[Start]

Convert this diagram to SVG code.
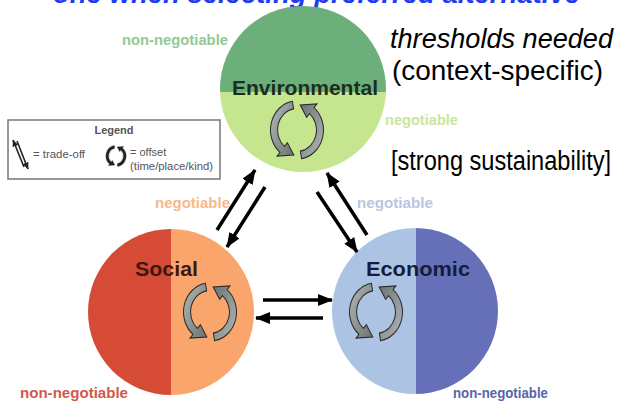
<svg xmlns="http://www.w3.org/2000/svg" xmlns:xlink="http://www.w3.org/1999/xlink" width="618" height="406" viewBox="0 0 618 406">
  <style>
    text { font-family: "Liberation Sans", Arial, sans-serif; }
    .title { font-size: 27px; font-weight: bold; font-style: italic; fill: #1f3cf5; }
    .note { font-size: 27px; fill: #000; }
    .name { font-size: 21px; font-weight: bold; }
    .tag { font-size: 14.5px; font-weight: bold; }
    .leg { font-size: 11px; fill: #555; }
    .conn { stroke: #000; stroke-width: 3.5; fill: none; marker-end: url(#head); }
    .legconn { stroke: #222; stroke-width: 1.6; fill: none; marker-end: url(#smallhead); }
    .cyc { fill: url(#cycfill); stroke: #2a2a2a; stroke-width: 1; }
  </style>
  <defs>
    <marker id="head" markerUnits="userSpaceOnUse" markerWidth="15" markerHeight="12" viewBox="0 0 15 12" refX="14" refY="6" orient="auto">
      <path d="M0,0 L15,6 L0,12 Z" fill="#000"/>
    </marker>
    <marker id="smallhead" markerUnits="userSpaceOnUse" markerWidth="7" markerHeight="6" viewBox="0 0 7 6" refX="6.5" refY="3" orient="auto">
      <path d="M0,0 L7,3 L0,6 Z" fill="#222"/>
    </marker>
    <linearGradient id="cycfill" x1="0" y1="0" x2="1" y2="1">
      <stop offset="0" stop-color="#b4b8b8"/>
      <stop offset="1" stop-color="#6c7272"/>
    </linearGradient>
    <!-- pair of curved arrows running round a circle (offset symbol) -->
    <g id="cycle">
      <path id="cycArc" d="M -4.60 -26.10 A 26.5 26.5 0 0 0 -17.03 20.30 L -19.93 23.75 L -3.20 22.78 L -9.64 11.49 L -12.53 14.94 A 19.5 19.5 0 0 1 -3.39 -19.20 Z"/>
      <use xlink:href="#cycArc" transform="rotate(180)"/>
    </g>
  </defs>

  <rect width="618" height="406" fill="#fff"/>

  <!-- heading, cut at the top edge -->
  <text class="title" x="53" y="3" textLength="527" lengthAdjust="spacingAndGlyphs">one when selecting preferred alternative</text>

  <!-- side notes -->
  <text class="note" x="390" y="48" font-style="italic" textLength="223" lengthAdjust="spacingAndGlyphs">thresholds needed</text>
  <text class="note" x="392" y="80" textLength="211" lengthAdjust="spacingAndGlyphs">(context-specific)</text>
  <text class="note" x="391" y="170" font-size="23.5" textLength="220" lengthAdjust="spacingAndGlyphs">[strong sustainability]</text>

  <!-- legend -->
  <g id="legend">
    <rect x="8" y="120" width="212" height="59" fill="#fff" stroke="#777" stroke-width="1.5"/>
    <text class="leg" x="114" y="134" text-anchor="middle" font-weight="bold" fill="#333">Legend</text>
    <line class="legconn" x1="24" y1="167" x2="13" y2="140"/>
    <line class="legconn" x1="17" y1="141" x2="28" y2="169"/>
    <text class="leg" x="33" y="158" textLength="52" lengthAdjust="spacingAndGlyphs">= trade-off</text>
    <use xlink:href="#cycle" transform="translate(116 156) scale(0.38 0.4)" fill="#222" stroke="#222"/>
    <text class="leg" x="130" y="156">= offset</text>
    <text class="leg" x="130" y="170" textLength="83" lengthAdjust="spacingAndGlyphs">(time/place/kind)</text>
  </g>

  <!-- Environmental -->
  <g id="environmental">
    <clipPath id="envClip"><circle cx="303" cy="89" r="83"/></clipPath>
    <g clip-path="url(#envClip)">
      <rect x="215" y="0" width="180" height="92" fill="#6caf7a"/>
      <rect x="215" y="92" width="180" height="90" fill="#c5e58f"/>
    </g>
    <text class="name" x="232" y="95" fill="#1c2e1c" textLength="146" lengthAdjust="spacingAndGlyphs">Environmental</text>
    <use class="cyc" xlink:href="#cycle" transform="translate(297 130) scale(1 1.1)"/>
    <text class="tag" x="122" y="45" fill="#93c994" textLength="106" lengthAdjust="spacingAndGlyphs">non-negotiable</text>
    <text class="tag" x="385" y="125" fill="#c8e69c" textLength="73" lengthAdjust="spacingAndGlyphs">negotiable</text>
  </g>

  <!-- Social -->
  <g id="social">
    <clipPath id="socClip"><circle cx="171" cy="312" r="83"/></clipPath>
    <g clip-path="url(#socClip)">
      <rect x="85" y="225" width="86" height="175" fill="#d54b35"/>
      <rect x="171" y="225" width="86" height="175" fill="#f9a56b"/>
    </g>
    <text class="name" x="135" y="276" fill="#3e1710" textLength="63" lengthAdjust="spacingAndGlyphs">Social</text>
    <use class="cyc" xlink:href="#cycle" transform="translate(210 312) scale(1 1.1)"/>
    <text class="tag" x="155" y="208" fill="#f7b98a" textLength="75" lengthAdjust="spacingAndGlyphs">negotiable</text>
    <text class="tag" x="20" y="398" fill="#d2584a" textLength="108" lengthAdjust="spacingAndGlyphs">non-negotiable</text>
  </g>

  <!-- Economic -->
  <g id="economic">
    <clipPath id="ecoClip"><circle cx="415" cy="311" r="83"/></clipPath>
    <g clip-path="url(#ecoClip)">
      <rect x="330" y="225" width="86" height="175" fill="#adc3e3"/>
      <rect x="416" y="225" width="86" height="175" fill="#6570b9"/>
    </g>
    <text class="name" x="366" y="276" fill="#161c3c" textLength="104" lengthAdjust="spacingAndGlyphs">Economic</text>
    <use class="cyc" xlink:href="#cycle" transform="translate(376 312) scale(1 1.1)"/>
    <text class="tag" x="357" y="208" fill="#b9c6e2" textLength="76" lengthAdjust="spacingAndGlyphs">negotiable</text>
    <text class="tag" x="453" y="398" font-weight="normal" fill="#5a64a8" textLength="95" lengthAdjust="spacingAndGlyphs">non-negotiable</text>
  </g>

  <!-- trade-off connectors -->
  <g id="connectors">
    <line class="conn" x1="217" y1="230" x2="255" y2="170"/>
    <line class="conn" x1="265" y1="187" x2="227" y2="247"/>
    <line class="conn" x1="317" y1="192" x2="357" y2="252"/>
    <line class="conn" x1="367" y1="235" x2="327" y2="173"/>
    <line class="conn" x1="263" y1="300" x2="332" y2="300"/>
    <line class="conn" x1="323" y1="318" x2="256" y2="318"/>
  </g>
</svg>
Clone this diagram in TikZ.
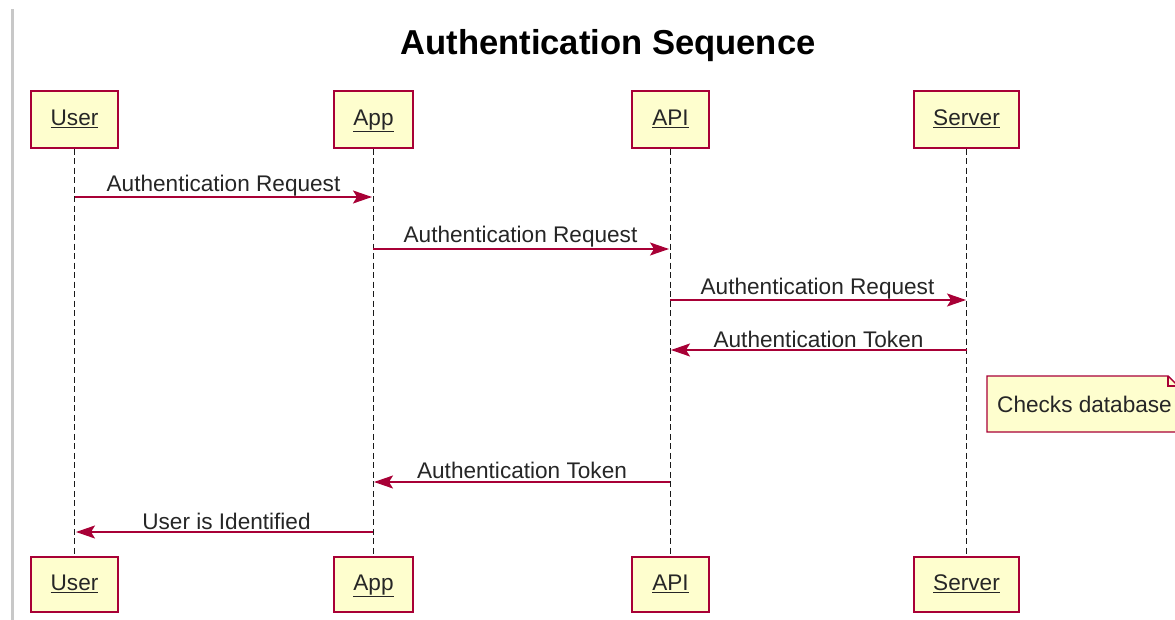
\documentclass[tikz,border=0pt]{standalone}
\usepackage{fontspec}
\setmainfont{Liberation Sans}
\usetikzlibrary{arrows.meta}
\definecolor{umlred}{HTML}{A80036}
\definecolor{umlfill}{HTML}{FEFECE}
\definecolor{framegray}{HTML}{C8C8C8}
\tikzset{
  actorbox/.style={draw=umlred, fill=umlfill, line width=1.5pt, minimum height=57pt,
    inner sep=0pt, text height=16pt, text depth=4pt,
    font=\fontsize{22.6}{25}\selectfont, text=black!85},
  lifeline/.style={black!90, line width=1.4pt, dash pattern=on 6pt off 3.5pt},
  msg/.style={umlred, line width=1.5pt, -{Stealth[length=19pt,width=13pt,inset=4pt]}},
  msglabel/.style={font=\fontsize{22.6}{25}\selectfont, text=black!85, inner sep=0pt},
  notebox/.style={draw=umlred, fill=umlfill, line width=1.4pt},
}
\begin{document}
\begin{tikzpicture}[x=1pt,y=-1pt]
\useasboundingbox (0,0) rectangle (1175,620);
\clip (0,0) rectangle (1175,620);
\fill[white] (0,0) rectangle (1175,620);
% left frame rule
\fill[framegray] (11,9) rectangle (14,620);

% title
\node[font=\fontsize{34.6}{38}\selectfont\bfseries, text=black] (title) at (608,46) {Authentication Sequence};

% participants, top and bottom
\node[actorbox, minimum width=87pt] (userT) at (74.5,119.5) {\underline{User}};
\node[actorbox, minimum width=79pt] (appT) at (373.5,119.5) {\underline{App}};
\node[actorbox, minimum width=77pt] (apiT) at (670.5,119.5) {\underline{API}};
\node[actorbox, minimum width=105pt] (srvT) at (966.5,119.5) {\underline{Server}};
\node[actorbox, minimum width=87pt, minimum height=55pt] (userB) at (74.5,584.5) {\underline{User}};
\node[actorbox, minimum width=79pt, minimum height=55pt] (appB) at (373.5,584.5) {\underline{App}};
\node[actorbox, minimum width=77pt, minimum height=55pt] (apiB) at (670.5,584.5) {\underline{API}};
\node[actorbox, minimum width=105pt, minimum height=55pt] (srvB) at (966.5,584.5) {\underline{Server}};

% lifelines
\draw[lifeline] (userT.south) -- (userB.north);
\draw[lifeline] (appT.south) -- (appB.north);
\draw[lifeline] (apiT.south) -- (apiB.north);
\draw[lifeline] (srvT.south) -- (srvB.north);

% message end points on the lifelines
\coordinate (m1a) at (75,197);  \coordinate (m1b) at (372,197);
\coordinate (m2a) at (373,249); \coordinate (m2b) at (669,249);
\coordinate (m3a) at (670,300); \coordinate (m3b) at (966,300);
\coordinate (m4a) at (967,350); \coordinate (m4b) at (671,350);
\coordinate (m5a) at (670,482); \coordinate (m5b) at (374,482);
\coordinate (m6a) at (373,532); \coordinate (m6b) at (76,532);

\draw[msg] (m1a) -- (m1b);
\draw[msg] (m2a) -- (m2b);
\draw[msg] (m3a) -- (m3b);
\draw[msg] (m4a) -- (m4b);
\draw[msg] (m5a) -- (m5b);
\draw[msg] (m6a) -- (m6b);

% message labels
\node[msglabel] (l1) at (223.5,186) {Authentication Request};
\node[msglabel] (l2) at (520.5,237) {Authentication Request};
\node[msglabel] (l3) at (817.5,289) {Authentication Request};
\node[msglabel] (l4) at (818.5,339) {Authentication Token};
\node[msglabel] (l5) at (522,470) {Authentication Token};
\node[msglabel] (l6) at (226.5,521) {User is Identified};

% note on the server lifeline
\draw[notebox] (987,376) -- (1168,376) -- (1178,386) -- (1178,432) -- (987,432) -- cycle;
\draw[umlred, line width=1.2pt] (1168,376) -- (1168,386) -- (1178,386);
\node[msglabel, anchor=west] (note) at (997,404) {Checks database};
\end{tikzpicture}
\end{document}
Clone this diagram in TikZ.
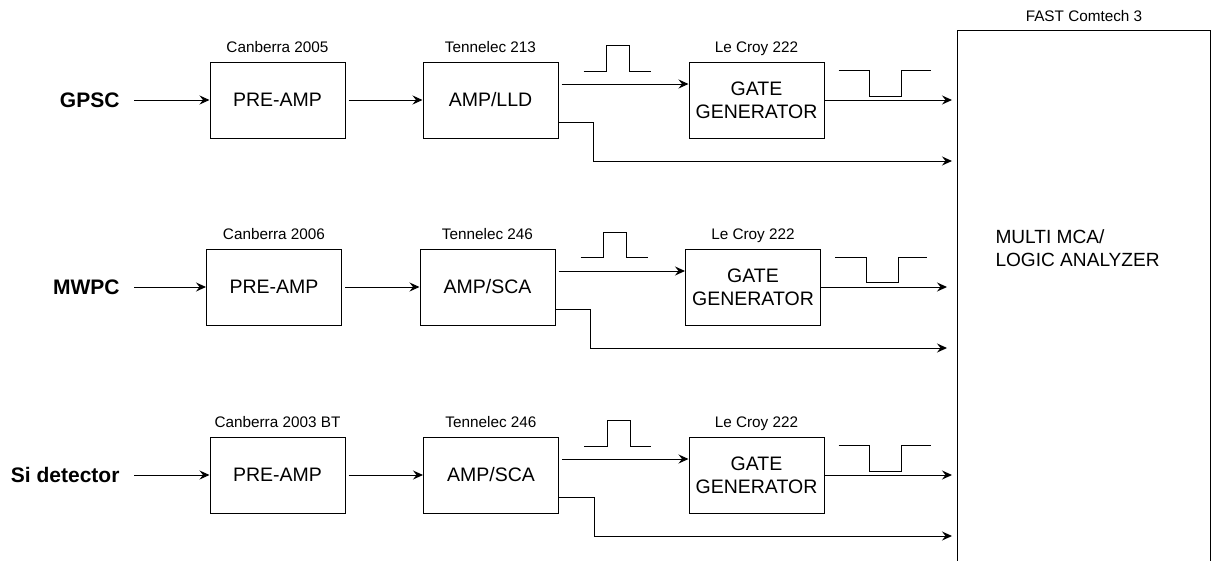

[End]

▶ Requirements
Omitting all pictures, restate exactly the lines of the material from its start through the line that contains "selecting preferred alternative</text>".

▶ Worked answer
Convert this diagram to SVG code.
<svg xmlns="http://www.w3.org/2000/svg" xmlns:xlink="http://www.w3.org/1999/xlink" width="618" height="406" viewBox="0 0 618 406">
  <style>
    text { font-family: "Liberation Sans", Arial, sans-serif; }
    .title { font-size: 27px; font-weight: bold; font-style: italic; fill: #1f3cf5; }
    .note { font-size: 27px; fill: #000; }
    .name { font-size: 21px; font-weight: bold; }
    .tag { font-size: 14.5px; font-weight: bold; }
    .leg { font-size: 11px; fill: #555; }
    .conn { stroke: #000; stroke-width: 3.5; fill: none; marker-end: url(#head); }
    .legconn { stroke: #222; stroke-width: 1.6; fill: none; marker-end: url(#smallhead); }
    .cyc { fill: url(#cycfill); stroke: #2a2a2a; stroke-width: 1; }
  </style>
  <defs>
    <marker id="head" markerUnits="userSpaceOnUse" markerWidth="15" markerHeight="12" viewBox="0 0 15 12" refX="14" refY="6" orient="auto">
      <path d="M0,0 L15,6 L0,12 Z" fill="#000"/>
    </marker>
    <marker id="smallhead" markerUnits="userSpaceOnUse" markerWidth="7" markerHeight="6" viewBox="0 0 7 6" refX="6.5" refY="3" orient="auto">
      <path d="M0,0 L7,3 L0,6 Z" fill="#222"/>
    </marker>
    <linearGradient id="cycfill" x1="0" y1="0" x2="1" y2="1">
      <stop offset="0" stop-color="#b4b8b8"/>
      <stop offset="1" stop-color="#6c7272"/>
    </linearGradient>
    <!-- pair of curved arrows running round a circle (offset symbol) -->
    <g id="cycle">
      <path id="cycArc" d="M -4.60 -26.10 A 26.5 26.5 0 0 0 -17.03 20.30 L -19.93 23.75 L -3.20 22.78 L -9.64 11.49 L -12.53 14.94 A 19.5 19.5 0 0 1 -3.39 -19.20 Z"/>
      <use xlink:href="#cycArc" transform="rotate(180)"/>
    </g>
  </defs>

  <rect width="618" height="406" fill="#fff"/>

  <!-- heading, cut at the top edge -->
  <text class="title" x="53" y="3" textLength="527" lengthAdjust="spacingAndGlyphs">one when selecting preferred alternative</text>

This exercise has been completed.